思いつくまま、気の向くまま
  文と写真は上一朝(しゃんかずとも)


シャンせんせいのガンリキエッセー。
歌舞伎通シャンせんせい、残念な思いの立春です。



立春大吉



ほんに今夜は節分か…

歌舞伎「三人吉三」のなかのセリフである。

季節はほっておいてもやってくる。

子供じみた習慣かもしれないが、身についたものはやらないと気持ちが悪い。

今年も「ニーハオの豆なんかまいて春がくるものか」と息巻くおじさんの乾物屋で豆を買った。


豆まきをすませ、ひと息ついたところに歌舞伎役者市川団十郎の訃が知らされた。

彼は歌舞伎界の名門市川宗家の御曹司として生まれたが早くに父親を亡くした。父団十郎は、

姿のよさとセリフのよさで歌舞伎ファンばかりではなく一般の女性にも人気があった。それと

正反対の芸風をもつ彼は、どんな名門に生まれても後ろ盾がなくてはただの人という歌舞伎界

で宗家の芸を守るためにたいへんな苦労をした。

その芸風は好きではなかったが、芸の大きさと真面目なところは一目おくところがあった。隙

あらば人の足をひっぱろうという芸界にあって努力に努力を重ねて家の芸を守った。

人柄をいえば、息子海老蔵の不祥事にあたっての姿勢はとてもまねのできるものではない。

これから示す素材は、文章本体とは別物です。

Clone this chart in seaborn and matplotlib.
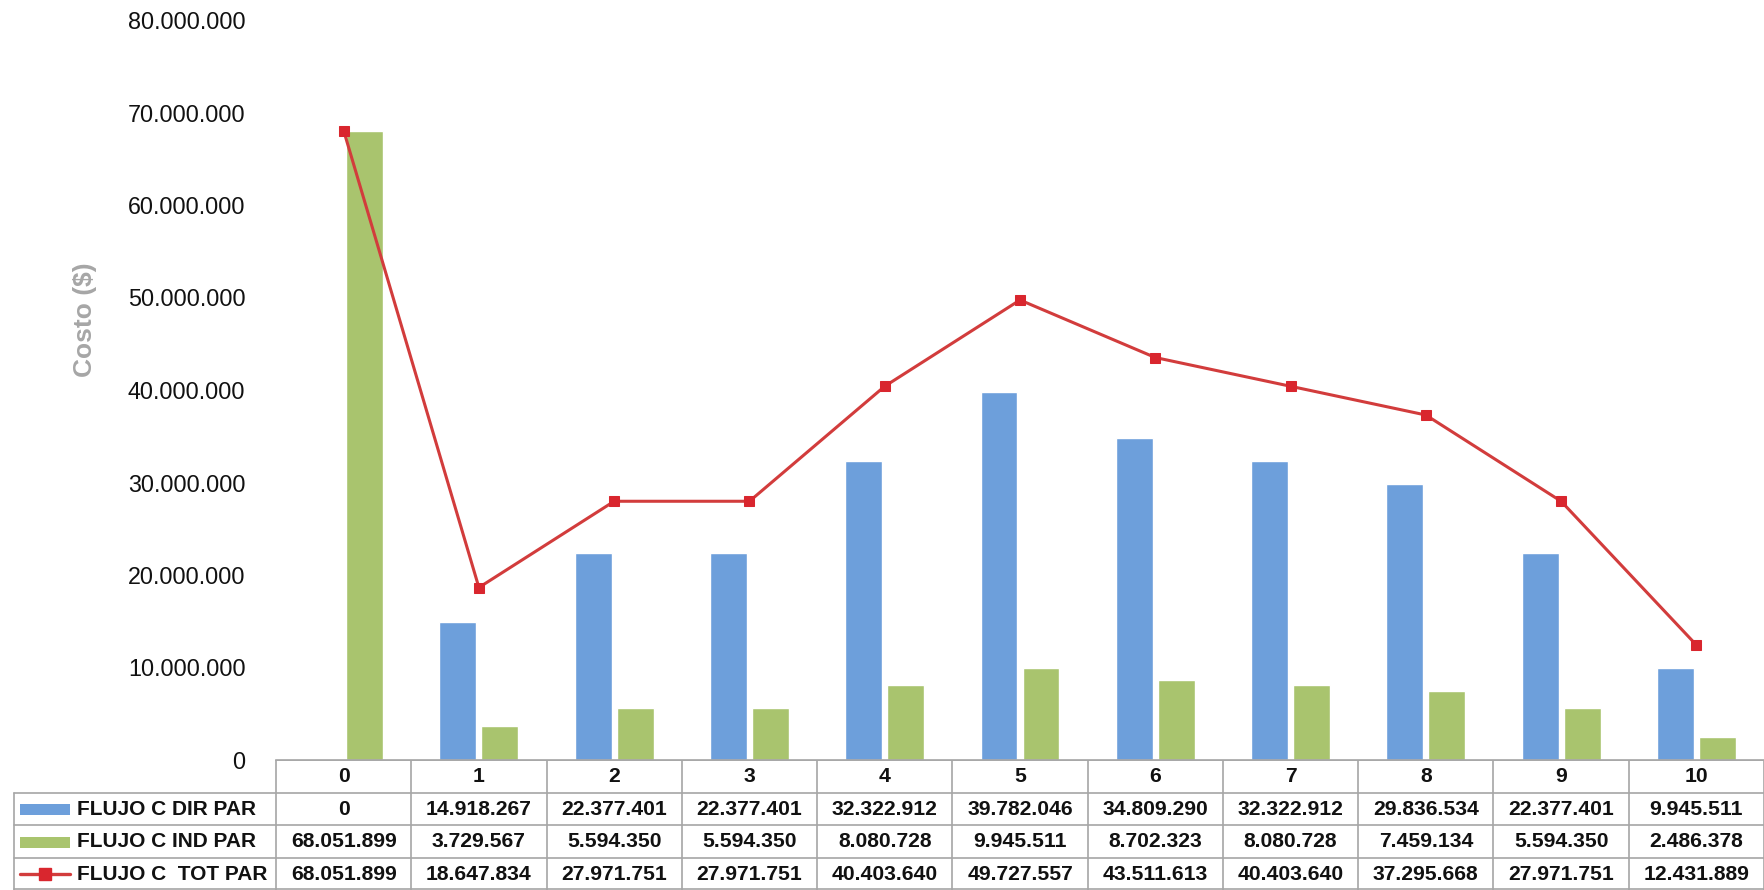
import matplotlib
matplotlib.use("Agg")
import matplotlib.pyplot as plt
import seaborn as sns
import pandas as pd
from matplotlib.patches import Rectangle

periods = ["0", "1", "2", "3", "4", "5", "6", "7", "8", "9", "10"]
dir_par = [0, 14918267, 22377401, 22377401, 32322912, 39782046, 34809290, 32322912, 29836534, 22377401, 9945511]
ind_par = [68051899, 3729567, 5594350, 5594350, 8080728, 9945511, 8702323, 8080728, 7459134, 5594350, 2486378]
tot_par = [68051899, 18647834, 27971751, 27971751, 40403640, 49727557, 43511613, 40403640, 37295668, 27971751, 12431889]
series_names = ["FLUJO C DIR PAR", "FLUJO C IND PAR", "FLUJO C  TOT PAR"]
y_ticks = [0, 10000000, 20000000, 30000000, 40000000, 50000000, 60000000, 70000000, 80000000]

C_BLUE = "#6d9fdb"
C_GREEN = "#a9c46e"
C_RED = "#d23c3c"
C_MARK = "#d9262e"
GRID = "#a6a6a6"


def fmt(v):
    return f"{int(v):,}".replace(",", ".")


sns.set_theme(style="white")
plt.rcParams["font.family"] = ["Liberation Sans", "DejaVu Sans"]

W, H = 1764, 890
fig = plt.figure(figsize=(W / 100, H / 100), dpi=100)
ax_left = 276 / W
ax_bottom = 130 / H
ax_top = (H - 20) / H
ax = fig.add_axes([ax_left, ax_bottom, 1 - ax_left, ax_top - ax_bottom])

df = pd.DataFrame({
    "period": periods * 2,
    "value": dir_par + ind_par,
    "serie": [series_names[0]] * len(periods) + [series_names[1]] * len(periods),
})
sns.barplot(data=df, x="period", y="value", hue="serie", order=periods,
            palette=[C_BLUE, C_GREEN], width=0.62, gap=0.12, ax=ax,
            legend=False, saturation=1)

xs = list(range(len(periods)))
sns.lineplot(x=xs, y=tot_par, ax=ax, color=C_RED, linewidth=2.2,
             marker="s", markersize=7, markerfacecolor=C_MARK,
             markeredgecolor=C_MARK, legend=False)

ax.set_xlim(-0.5, len(periods) - 0.5)
ax.set_ylim(0, 80000000)
ax.set_yticks(y_ticks)
ax.set_yticklabels([fmt(t) for t in y_ticks], fontsize=16.8, color="#111111")
ax.tick_params(axis="y", length=0, pad=22)
ax.set_xticks([])
ax.set_xlabel("")
ax.set_ylabel("")
for s in ["top", "right", "left"]:
    ax.spines[s].set_visible(False)
ax.spines["bottom"].set_color(GRID)
ax.spines["bottom"].set_linewidth(1.2)

fig.text(85 / W, 1 - 320 / H, "Costo ($)", rotation=90, ha="center",
         va="center", fontsize=19, fontweight="bold", color="#a6a6a6")

# data table
col_w = (W - 276) / len(periods)
x_left_edge = -0.5 - 276 / col_w
tab = fig.add_axes([0, 0, 1, ax_bottom])
tab.set_xlim(x_left_edge, len(periods) - 0.5)
tab.set_ylim(4, 0)
tab.axis("off")


def ux(px):
    return (px - 276) / col_w - 0.5


lbl_left = ux(14)
lw = 1.2
tab.plot([-0.5, len(periods) - 0.5], [0, 0], color=GRID, lw=lw)
for r in [1, 2, 3]:
    tab.plot([lbl_left, len(periods) - 0.5], [r, r], color=GRID, lw=lw)
tab.plot([lbl_left, len(periods) - 0.5], [3.98, 3.98], color=GRID, lw=lw)
for k in range(len(periods) + 1):
    tab.plot([k - 0.5, k - 0.5], [0, 4], color=GRID, lw=lw)
tab.plot([lbl_left, lbl_left], [1, 4], color=GRID, lw=lw)

for i, p in enumerate(periods):
    tab.text(i, 0.52, p, ha="center", va="center", fontsize=15.2, fontweight="bold", color="#111111")
    for r, vals in enumerate([dir_par, ind_par, tot_par]):
        tab.text(i, r + 1.52, fmt(vals[i]), ha="center", va="center",
                 fontsize=15.2, fontweight="bold", color="#111111")

sw_l, sw_r = ux(20), ux(70)
tab.add_patch(Rectangle((sw_l, 1.36), sw_r - sw_l, 0.34, color=C_BLUE, lw=0))
tab.add_patch(Rectangle((sw_l, 2.36), sw_r - sw_l, 0.34, color=C_GREEN, lw=0))
tab.plot([sw_l, sw_r], [3.52, 3.52], color=C_RED, lw=2.4)
tab.plot([(sw_l + sw_r) / 2], [3.52], marker="s", markersize=9, color=C_MARK)
for r, name in enumerate(series_names):
    tab.text(ux(77), r + 1.52, name, ha="left", va="center", fontsize=15.0,
             fontweight="bold", color="#111111")

fig.savefig("out.png", dpi=100)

団十郎は、その人柄と努力により多くのファンをつくり、世襲の義務を立派になしとげ、舞台

の重しとしてなくてはならない役者になった。

昨年暮れには芸の役者勘三郎をうしない、こんどは貫禄の役者、団十郎を失ってしまった。と

んだ立春大吉であった。


世襲といえば政治屋さんのほうにも二代目、三代目、四代目がごろごろしている。

その中に親の仕事を上回った人間がいるだろうか。いずれも親の威光にしがみつくだけで仕事

はどんどん小さくなっている。彼らとてポンとでてきたわけではない。国民に選ばれて出てき

たのだ。ということは国民の目は歌舞伎ファンよりくもっているということか。

今日も二世議員である国交省政務官が女でしくじって職を投げ出した。

こちらの方も、なかなか立春大吉とはいかないようだ。